Arthur Schlesinger, Jr.—When I arrived on the dot for lunch, a double martini sat in front of him, already half-emptied. It merely honed his razor-sharp wit and recall. What was remarkable about Professor Schlesinger was his generous esteem for his fellow historians and his nonpartisan openness toward Republicans, unusual for a doctrinaire liberal. Arthur told me that his friend George Plimpton had had a premonition about his own death.
Walter Cronkite—He was not unaware of his status as a mythological figure in broadcast journalism, but was not smug or self-important in any way. He indicated he had been not altogether comfortable with having had such outsize influence that after returning from a trip to Vietnam in early 1968 and editorializing against the war, his fellow Texan Lyndon Johnson thereupon declined to stand for re-election. Cronkite suggested he had not been pleased with the heavy-handed way Dan Rather’s agent had pushed him out of the anchor chair at CBS Evening News.

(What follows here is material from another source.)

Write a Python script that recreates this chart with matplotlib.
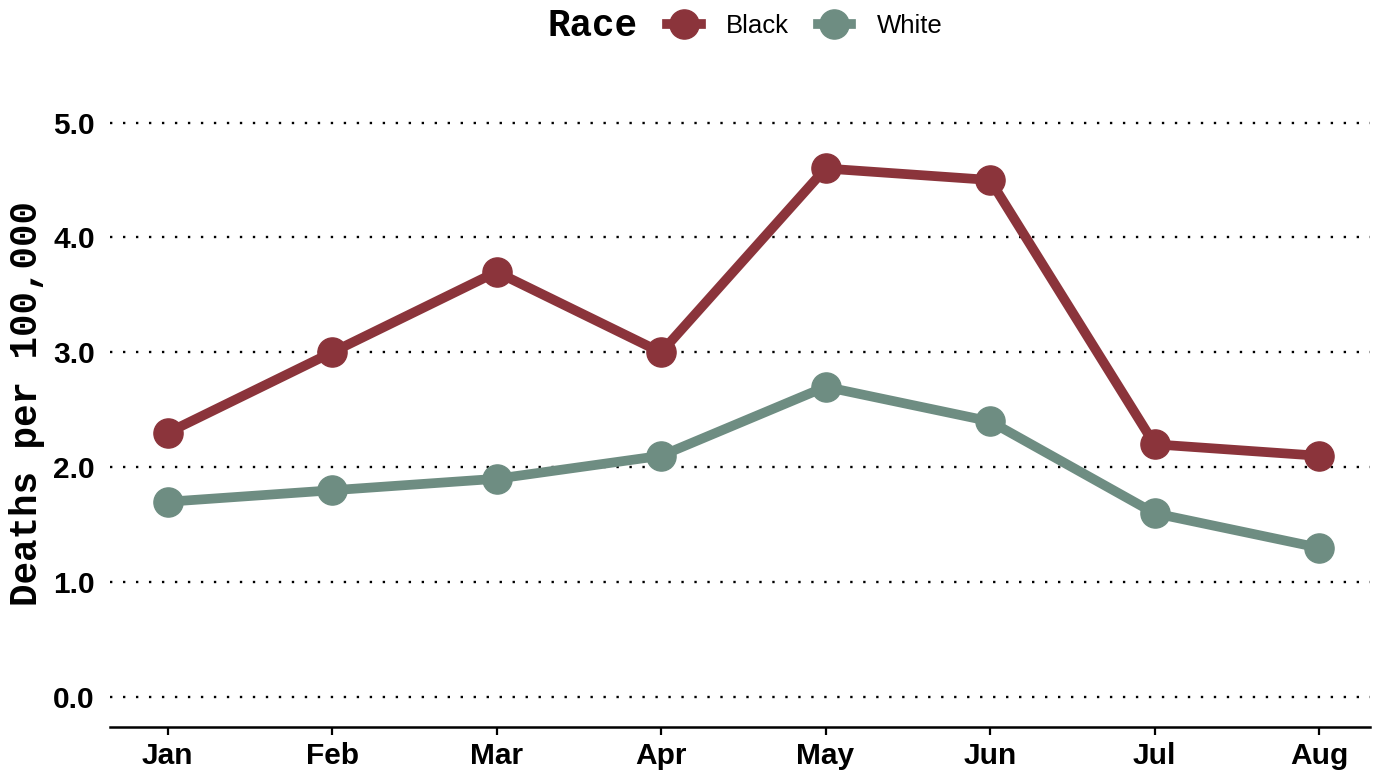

Oleg Cassini—The aristocratic couturier invited us to his townhouse for a cocktail before going on to Swifty’s to meet up with Amy Fine Collins (they dished about Edith Head.) Oleg introduced us to “my personal assistant Marianne Nestor” and her sister and asked if they could join us for dinner. We said no but they could arrive at the end for coffee, which they did. After he died two years later, the world was shocked to learn that Cassini had been married to Marianne since 1971 and she was his (almost) sole heir. Today she lives in splendor and was billed in New York Social Diary as Countess Cassini. The always vivacious Oleg, who lived to age 92, told me the secret to long life is to always eat small portions and to drink prune juice every morning.
So bottoms up, to all of the above. They just don’t make ‘em like that anymore.